Arthur Judd

Personal information
- Full name: Arthur Kenneth Judd
- Born: 1 January 1904 Sunbury-on-Thames, Middlesex, England
- Died: 15 February 1988 (aged 84) Abbotskerswell, Devon, England
- Batting: Right-handed
- Bowling: Leg break

Domestic team information
- 1925–1935: Hampshire
- 1927: Cambridge University
- 1935: Marylebone Cricket Club

Career statistics
| Competition | First-class |
| Matches | 84 |
| Runs scored | 2,624 |
| Batting average | 21.33 |
| 100s/50s | 2/11 |
| Top score | 124 |
| Balls bowled | 1,403 |
| Wickets | 30 |
| Bowling average | 34.53 |
| 5 wickets in innings | 1 |
| 10 wickets in match | – |
| Best bowling | 6/65 |
| Catches/stumpings | 31/– |
- Source: Cricinfo, 19 February 2010

= Arthur Judd =

English cricketer

Arthur Kenneth Judd (1 January 1904 — 15 February 1988) was an English first-class cricketer and British official in Colonial Nigeria.

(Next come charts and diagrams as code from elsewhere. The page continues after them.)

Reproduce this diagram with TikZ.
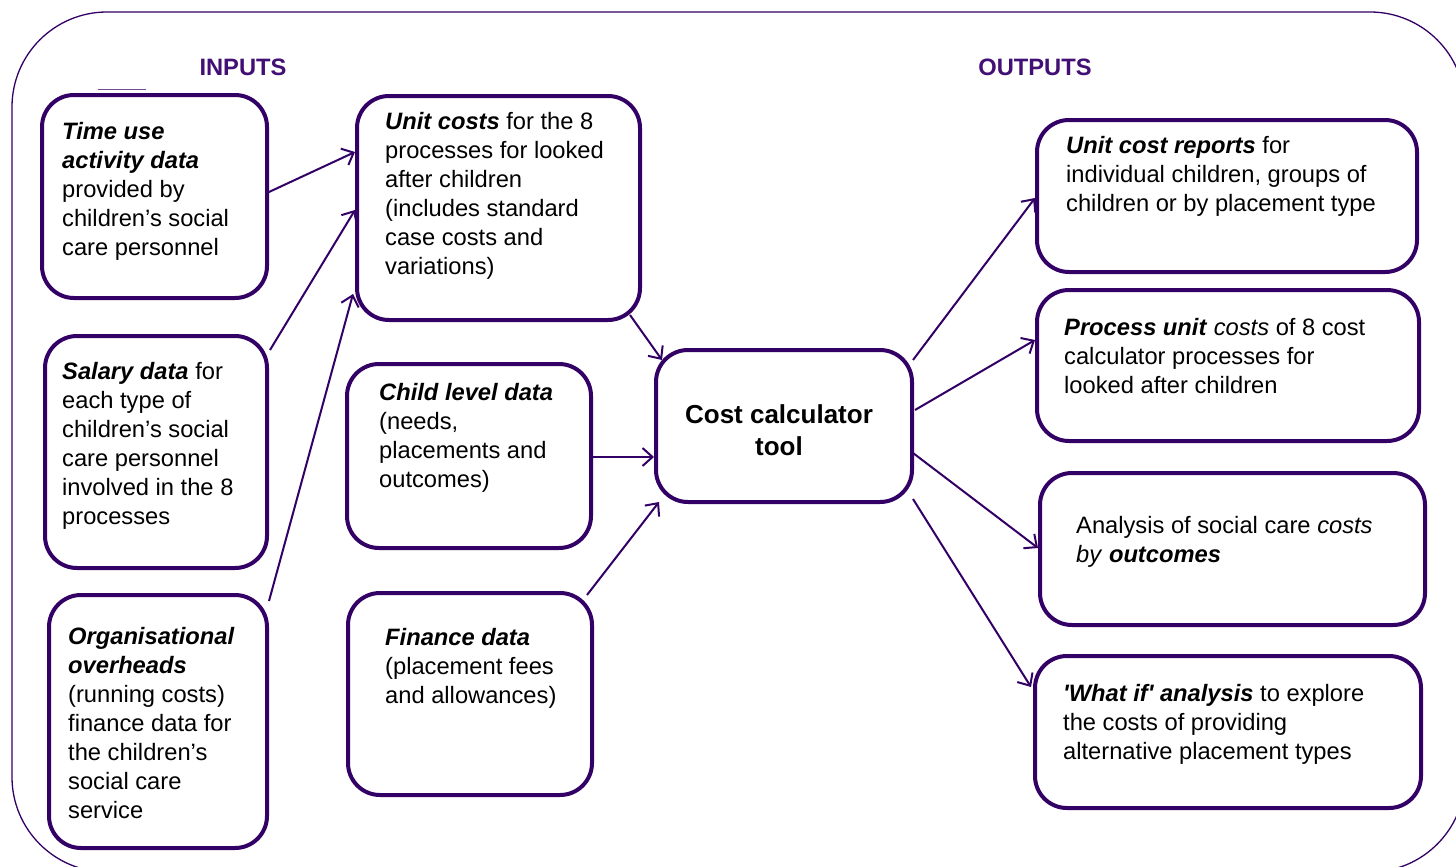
\documentclass[tikz,border=0pt]{standalone}
\usepackage{fontspec}
\setmainfont{Liberation Sans}[Ligatures=TeXOff]
\usetikzlibrary{arrows.meta,calc}
\definecolor{boxc}{RGB}{51,0,102}
\definecolor{headc}{RGB}{66,16,116}
\newcommand{\bi}[1]{\textbf{\textit{#1}}}
\tikzset{
  box/.style={draw=boxc, line width=4pt, rounded corners=32pt, fill=white, inner sep=0pt},
  txt/.style={anchor=north west, inner sep=0pt, align=left, font=\fontsize{23.7}{29}\selectfont, text=black},
  head/.style={inner sep=0pt, font=\fontsize{23.7}{29}\selectfont\bfseries, text=headc},
  arr/.style={draw=boxc, line width=2pt, -{Straight Barb[length=10pt,width=18pt,line width=2pt]}},
}
\begin{document}
\begin{tikzpicture}[x=1pt,y=-1pt]
\useasboundingbox (0,0) rectangle (1456,867);
\fill[white] (0,0) rectangle (1456,867);
\begin{scope}
\clip (0,0) rectangle (1456,867);
\draw[boxc, line width=1.3pt, rounded corners=95pt] (12,12) rectangle (1465,872);
\end{scope}

\node[head] (inp) at (243,67) {INPUTS};
\node[head] (outp) at (1035,67) {OUTPUTS};

% boxes
\node[box, minimum width=225pt, minimum height=203pt] (tu) at (154.5,196.5) {};
\node[box, minimum width=222pt, minimum height=232pt] (sal) at (156,452) {};
\node[box, minimum width=218pt, minimum height=253pt] (org) at (158,721.5) {};
\node[box, minimum width=283pt, minimum height=224pt] (uc) at (498.5,208) {};
\node[box, minimum width=244pt, minimum height=184pt] (cl) at (469,456) {};
\node[box, minimum width=244pt, minimum height=202pt] (fin) at (470,694) {};
\node[box, minimum width=256pt, minimum height=152pt] (cc) at (784,426) {};
\node[box, minimum width=380pt, minimum height=152pt] (ucr) at (1227,196) {};
\node[box, minimum width=382pt, minimum height=151pt] (pu) at (1228,365.5) {};
\node[box, minimum width=385pt, minimum height=152pt] (an) at (1232.5,549) {};
\node[box, minimum width=386pt, minimum height=152pt] (wi) at (1228,732) {};
\draw[boxc!70, line width=0.6pt] ($(tu.north west)+(58,-4)$) -- ($(tu.north west)+(106,-4)$);

% texts
\node[txt] (tut) at (62,122) {\bi{Time use}\\\bi{activity data}\\provided by\\children’s social\\care personnel};
\node[txt] (salt) at (62,362) {\bi{Salary data} for\\each type of\\children’s social\\care personnel\\involved in the 8\\processes};
\node[txt] (orgt) at (68,627) {\bi{Organisational}\\\bi{overheads}\\(running costs)\\finance data for\\the children’s\\social care\\service};
\node[txt] (uct) at (385,112) {\bi{Unit costs} for the 8\\processes for looked\\after children\\(includes standard\\case costs and\\variations)};
\node[txt] (clt) at (379,383) {\bi{Child level data}\\(needs,\\placements and\\outcomes)};
\node[txt] (fint) at (385,628) {\bi{Finance data}\\(placement fees\\and allowances)};
\node[inner sep=0pt, align=center, font=\fontsize{26}{32}\selectfont\bfseries] (cct) at (779,430) {Cost calculator\\tool};
\node[txt] (ucrt) at (1066,136) {\bi{Unit cost reports} for\\individual children, groups of\\children or by placement type};
\node[txt] (put) at (1064,318) {\bi{Process unit} \textit{costs} of 8 cost\\calculator processes for\\looked after children};
\node[txt] (ant) at (1076,516) {Analysis of social care \textit{costs}\\\textit{by} \bi{outcomes}};
\node[txt] (wit) at (1063,684) {\bi{'What if' analysis} to explore\\the costs of providing\\alternative placement types};

% connectors
\draw[arr] ($(tu.east)+(0,-4.5)$) -- ($(uc.west)+(0,-56)$);
\draw[arr] ($(sal.north east)+(1,16)$) -- ($(uc.west)+(0,2)$);
\draw[arr] ($(org.north east)+(0,8)$) -- ($(uc.west)+(-2,86)$);
\draw[arr] ($(uc.south east)+(-12,-7)$) -- ($(cc.north west)+(8,12)$);
\draw[arr] ($(cl.east)+(0,1)$) -- ($(cc.west)+(0,31)$);
\draw[arr] ($(fin.north east)+(-7,4)$) -- ($(cc.south west)+(5,-2)$);
\draw[arr] ($(cc.north east)+(-1,12)$) -- ($(ucr.west)+(0,2)$);
\draw[arr] ($(cc.east)+(1,-16)$) -- ($(pu.west)+(0,-25.5)$);
\draw[arr] ($(cc.east)+(-1,27)$) -- ($(an.west)+(0,-1)$);
\draw[arr] ($(cc.south east)+(-1,-5)$) -- ($(wi.west)+(-2,-45)$);
\end{tikzpicture}
\end{document}
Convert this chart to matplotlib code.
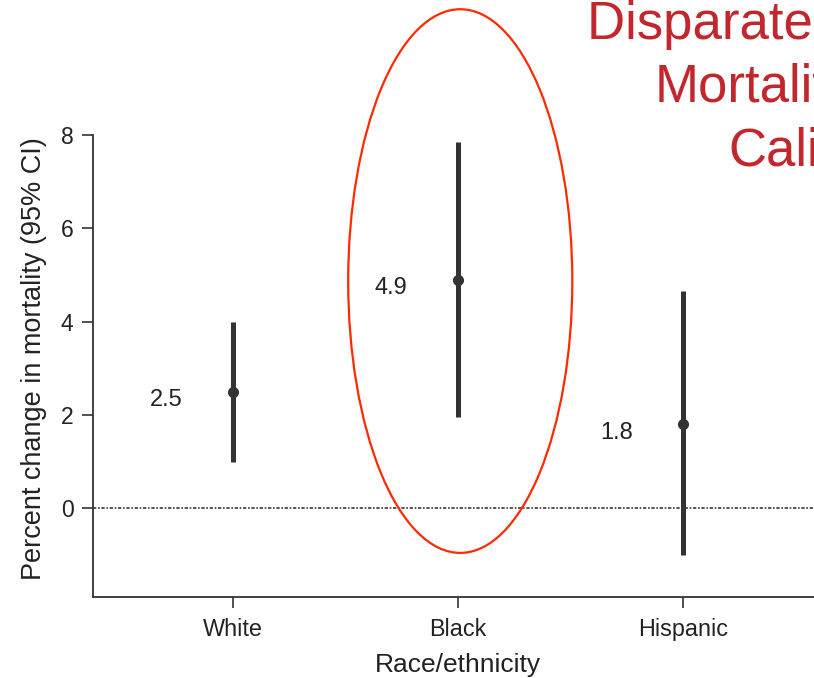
import matplotlib
matplotlib.use("Agg")
import matplotlib.pyplot as plt
from matplotlib.patches import Ellipse

plt.rcParams['font.family'] = ['Liberation Sans', 'DejaVu Sans']

groups = ["White", "Black", "Hispanic"]
estimates = [2.5, 4.9, 1.8]
ci_low = [1.0, 1.95, -1.0]
ci_high = [4.0, 7.85, 4.65]
labels = ["2.5", "4.9", "1.8"]
yticks = [0, 2, 4, 6, 8]
title_lines = ["Disparate Impacts", "Mortality", "California"]

ink = "#333333"
txt = "#222222"
fig = plt.figure(figsize=(8.14, 6.78), dpi=100)
ax = fig.add_axes([93/814, 81/678, 730/814, 462/678])
xs = list(range(1, len(groups) + 1))

ax.axhline(0, color="#3a3a3a", lw=1.2, ls=(0, (2, 1, 1, 1)), zorder=1)
ax.vlines(xs, ci_low, ci_high, color=ink, lw=3.6, zorder=2)
ax.plot(xs, estimates, 'o', color=ink, ms=7, zorder=3)
for x, y, t in zip(xs, estimates, labels):
    ax.annotate(t, (x, y), xytext=(-48, -6), textcoords='offset points',
                ha='center', va='center', fontsize=17, color=txt)

ax.set_xlim(0.378, 3.622)
ax.set_ylim(-1.9, 8)
ax.set_xticks(xs)
ax.set_xticklabels(groups, fontsize=16.8, color=txt)
ax.set_yticks(yticks)
ax.set_yticklabels([str(v) for v in yticks], fontsize=16.5, color=txt)
ax.tick_params(axis='both', length=8, width=1.2, color=ink, direction='out')
ax.tick_params(axis='x', pad=7)
ax.tick_params(axis='y', pad=6)
for s in ['top', 'right']:
    ax.spines[s].set_visible(False)
for s in ['left', 'bottom']:
    ax.spines[s].set_color(ink)
    ax.spines[s].set_linewidth(1.3)
ax.set_xlabel("Race/ethnicity", fontsize=19, color=txt, labelpad=9)
ax.set_ylabel("Percent change in mortality (95% CI)", fontsize=19.5, color=txt, labelpad=10)
ax.yaxis.label.set_y(0.517)

ell = Ellipse((2.01, 4.87), 0.996, 11.65, fill=False, edgecolor="#ff2a00", lw=1.6,
              clip_on=False, zorder=4)
ax.add_patch(ell)

red = "#c1272d"
fig.text(587/814, 1 - 39/678, title_lines[0], color=red, fontsize=38, ha='left', va='baseline')
fig.text(655/814, 1 - 102/678, title_lines[1], color=red, fontsize=38, ha='left', va='baseline')
fig.text(728/814, 1 - 166/678, title_lines[2], color=red, fontsize=38, ha='left', va='baseline')

fig.savefig("out.png", dpi=100)
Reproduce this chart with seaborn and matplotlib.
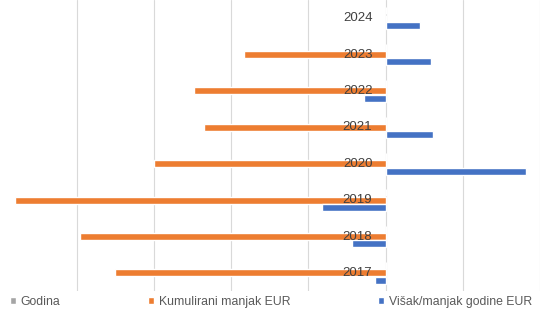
import numpy as np
import pandas as pd
import matplotlib
matplotlib.use('Agg')
import matplotlib.pyplot as plt
import matplotlib.transforms as mtransforms
import seaborn as sns

# Data (EUR)
years = ['2024', '2023', '2022', '2021', '2020', '2019', '2018', '2017']
godina = [0, 0, 0, 0, 0, 0, 0, 0]
kumulirani = [0, -183000, -248000, -236000, -300000, -480000, -396000, -351000]
visak = [44000, 59000, -28000, 62000, 182000, -83000, -44000, -14000]
series_names = ['Godina', 'Kumulirani manjak EUR', 'Višak/manjak godine EUR']
colors = ['#A5A5A5', '#ED7D31', '#4472C4']


def main():
    df = pd.concat([
        pd.DataFrame({'year': years, 'series': series_names[0], 'value': godina}),
        pd.DataFrame({'year': years, 'series': series_names[1], 'value': kumulirani}),
        pd.DataFrame({'year': years, 'series': series_names[2], 'value': visak}),
    ])

    sns.set_style('white')
    plt.rcParams['font.family'] = ['Liberation Sans', 'DejaVu Sans']

    fig = plt.figure(figsize=(5.42, 3.09), dpi=100)
    ax = fig.add_axes([0.0, 0.058, 0.996, 0.942])

    sns.barplot(data=df, y='year', x='value', hue='series', order=years,
                hue_order=series_names, palette=dict(zip(series_names, colors)),
                orient='h', width=0.6, gap=0.04, saturation=1, ax=ax, legend=True)

    ax.set_xlim(-500000, 200000)
    ax.set_xticks(np.arange(-400000, 200001, 100000))
    ax.xaxis.grid(True, color='#D9D9D9', linewidth=0.8)
    ax.set_axisbelow(True)
    ax.tick_params(left=False, bottom=False, labelleft=False, labelbottom=False)
    ax.set_xlabel('')
    ax.set_ylabel('')
    for s in ax.spines.values():
        s.set_visible(False)

    # year labels next to the value axis at zero
    offset = mtransforms.ScaledTranslation(-9.5 / 72, 0, fig.dpi_scale_trans)
    for i, y in enumerate(years):
        ax.text(0, i, y, ha='right', va='center', fontsize=9.5, color='#404040',
                transform=ax.transData + offset)

    handles, labels = ax.get_legend_handles_labels()
    ax.legend(handles, labels, loc='upper left', bbox_to_anchor=(0.01, 0.0),
              ncol=3, frameon=False, fontsize=8.8, labelcolor='#595959',
              handlelength=0.45, handleheight=0.45, handletextpad=0.4,
              columnspacing=7.2, borderaxespad=0)

    fig.savefig('out.png', dpi=100)


main()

==Life and first-class cricket==
Judd was born at Sunbury-on-Thames in January 1904. He was educated at St Paul's School, before matriculating to St Catharine's College, Cambridge. Judd made his debut in first-class cricket for Hampshire against Northamptonshire at Northampton in the 1925 County Championship. He made eleven first-class appearances for Hampshire the following season, after the end of the summer semester at Cambridge, with Judd scoring his maiden century against Warwickshire at Portsmouth, Having played without success at Cambridge in the freshman match during his first year Cambridge, Judd found himself in the Cambridge University team in 1927, largely due Duleepsinhji suffering from illness. He made twelve appearances for Cambridge that season, scoring 667 runs at an average of 39.23; he top-scored in The University Match against Oxford University at Lord's, making 124 in the Cambridge second innings to contribute toward a 116 runs victory. As a result, he gained his blue. Later in the season, he played a handful of County Championship matches.

During the winter which followed, Judd toured the West Indies with Lord's Tennyson's touring team, during which he played in three first-class matches against Jamaica. Having graduated from Cambridge, he played for Hampshire ten times in 1928, but did not feature in 1929. He again played in 1930, playing a full season with 21 appearances for Hampshire, in addition to playing for the South of England against the Marylebone Cricket Club (MCC). His 22 first-class matches in 1930 yielded him 693 runs at an average of 19.80, He made six appearances for Hampshire in 1931, alongside an appearance for the Free Foresters against Cambridge University. It was in 1931 that Jupp accepted a post with the Colonial Office in Colonial Nigeria, which greatly limited his availability for Hampshire. He subsequently only played a nine further matches for the county until 1935, in addition to playing twice more for the Free Foresters (1933 and 1935) and for the MCC (1935). In 64 first-class appearances for Hampshire, he scored 1,625 runs at a batting average of 17.47. With his leg break bowling, he took 28 wickets for Hampshire at a bowling average of 33.07, taking one five wicket haul with figures of 6 for 65 against Somerset at Weston-super-Mare in 1928.

While undertaking colonial service, he toured Egypt with Hubert Martineau's XI against the national team, which consisted of British officials. He continued to play minor matches in Nigeria until 1938. Judd died in February 1988 at Abbotskerswell, Devon.